# [The exercise]
Leave out the pictures, and write out exactly the lines from the beginning of the material to the line holding "import plotly.graph_objects as go", that line included, and nothing else.

* Start Available data *

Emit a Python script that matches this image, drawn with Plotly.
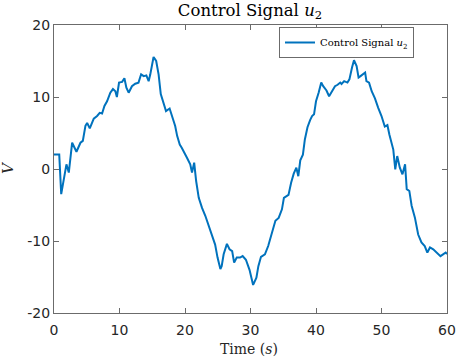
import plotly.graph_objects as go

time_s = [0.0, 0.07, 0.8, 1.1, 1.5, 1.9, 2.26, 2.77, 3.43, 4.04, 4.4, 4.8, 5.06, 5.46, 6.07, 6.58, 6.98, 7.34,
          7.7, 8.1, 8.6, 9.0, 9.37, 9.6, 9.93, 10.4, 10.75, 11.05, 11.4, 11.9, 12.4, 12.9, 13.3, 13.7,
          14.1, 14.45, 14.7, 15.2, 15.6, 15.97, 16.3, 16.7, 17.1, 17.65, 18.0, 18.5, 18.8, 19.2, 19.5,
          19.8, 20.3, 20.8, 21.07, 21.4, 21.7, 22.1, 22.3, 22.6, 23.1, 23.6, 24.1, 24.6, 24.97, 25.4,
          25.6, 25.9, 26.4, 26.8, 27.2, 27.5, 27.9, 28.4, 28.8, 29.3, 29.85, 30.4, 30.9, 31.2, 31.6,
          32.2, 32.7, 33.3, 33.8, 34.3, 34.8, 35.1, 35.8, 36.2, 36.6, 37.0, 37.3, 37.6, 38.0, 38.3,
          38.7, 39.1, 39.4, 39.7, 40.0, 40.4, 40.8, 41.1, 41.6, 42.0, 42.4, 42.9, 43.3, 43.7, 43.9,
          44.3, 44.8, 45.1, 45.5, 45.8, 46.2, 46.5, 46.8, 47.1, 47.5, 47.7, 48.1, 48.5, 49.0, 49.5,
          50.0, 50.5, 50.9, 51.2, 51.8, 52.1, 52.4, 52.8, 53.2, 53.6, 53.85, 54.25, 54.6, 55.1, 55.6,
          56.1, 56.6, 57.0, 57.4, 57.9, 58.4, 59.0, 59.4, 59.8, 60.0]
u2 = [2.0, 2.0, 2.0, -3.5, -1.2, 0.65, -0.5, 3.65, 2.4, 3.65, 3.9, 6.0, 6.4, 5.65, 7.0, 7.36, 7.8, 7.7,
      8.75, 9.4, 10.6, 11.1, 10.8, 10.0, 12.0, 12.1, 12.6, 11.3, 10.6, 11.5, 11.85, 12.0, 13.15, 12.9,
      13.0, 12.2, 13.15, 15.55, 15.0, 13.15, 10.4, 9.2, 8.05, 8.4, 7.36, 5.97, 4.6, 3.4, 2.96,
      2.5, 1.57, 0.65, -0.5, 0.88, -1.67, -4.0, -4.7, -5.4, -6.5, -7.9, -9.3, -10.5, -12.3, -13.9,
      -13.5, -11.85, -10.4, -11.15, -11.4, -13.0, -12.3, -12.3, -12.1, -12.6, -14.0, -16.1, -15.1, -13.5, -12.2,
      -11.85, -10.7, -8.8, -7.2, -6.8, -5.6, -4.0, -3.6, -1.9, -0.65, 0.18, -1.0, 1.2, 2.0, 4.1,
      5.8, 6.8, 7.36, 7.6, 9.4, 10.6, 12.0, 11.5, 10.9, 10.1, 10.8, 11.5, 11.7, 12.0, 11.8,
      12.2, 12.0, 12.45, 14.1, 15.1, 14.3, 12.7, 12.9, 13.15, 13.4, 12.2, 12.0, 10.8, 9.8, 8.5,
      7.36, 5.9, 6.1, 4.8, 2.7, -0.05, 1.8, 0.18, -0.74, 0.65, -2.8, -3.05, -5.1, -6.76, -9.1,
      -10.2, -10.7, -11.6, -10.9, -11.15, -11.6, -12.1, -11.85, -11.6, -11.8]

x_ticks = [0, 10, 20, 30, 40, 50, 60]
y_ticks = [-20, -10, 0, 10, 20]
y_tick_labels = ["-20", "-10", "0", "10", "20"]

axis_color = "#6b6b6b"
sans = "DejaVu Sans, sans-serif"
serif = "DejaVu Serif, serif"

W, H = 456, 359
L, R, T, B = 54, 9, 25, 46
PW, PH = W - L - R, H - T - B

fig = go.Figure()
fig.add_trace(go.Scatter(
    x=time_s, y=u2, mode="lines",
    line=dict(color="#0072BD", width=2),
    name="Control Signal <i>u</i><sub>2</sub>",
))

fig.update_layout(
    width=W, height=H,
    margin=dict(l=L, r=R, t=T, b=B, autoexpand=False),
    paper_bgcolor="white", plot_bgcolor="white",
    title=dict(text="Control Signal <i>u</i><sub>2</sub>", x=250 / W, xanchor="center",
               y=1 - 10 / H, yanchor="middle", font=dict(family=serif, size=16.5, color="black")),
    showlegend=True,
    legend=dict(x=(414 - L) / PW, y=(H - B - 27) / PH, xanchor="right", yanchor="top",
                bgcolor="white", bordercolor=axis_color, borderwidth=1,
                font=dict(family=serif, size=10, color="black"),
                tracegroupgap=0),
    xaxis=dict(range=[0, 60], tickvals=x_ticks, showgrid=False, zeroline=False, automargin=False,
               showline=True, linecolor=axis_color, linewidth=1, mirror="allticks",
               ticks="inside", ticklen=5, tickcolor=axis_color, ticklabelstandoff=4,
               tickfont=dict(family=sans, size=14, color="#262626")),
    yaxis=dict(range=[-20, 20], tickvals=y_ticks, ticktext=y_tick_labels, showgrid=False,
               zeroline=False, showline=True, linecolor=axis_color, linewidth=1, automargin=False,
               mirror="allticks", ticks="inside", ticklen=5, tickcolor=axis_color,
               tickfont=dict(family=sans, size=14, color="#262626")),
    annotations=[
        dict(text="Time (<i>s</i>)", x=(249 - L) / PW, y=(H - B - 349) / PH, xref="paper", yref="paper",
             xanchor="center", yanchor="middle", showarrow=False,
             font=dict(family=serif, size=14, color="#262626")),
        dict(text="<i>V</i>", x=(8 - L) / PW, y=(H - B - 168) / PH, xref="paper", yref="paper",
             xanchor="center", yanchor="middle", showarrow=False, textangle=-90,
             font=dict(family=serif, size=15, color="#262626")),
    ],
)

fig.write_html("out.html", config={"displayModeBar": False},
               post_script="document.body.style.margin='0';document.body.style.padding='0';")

* End Available data *

# [Response to this task]
Emit a Python script that matches this image, drawn with Plotly.
import plotly.graph_objects as go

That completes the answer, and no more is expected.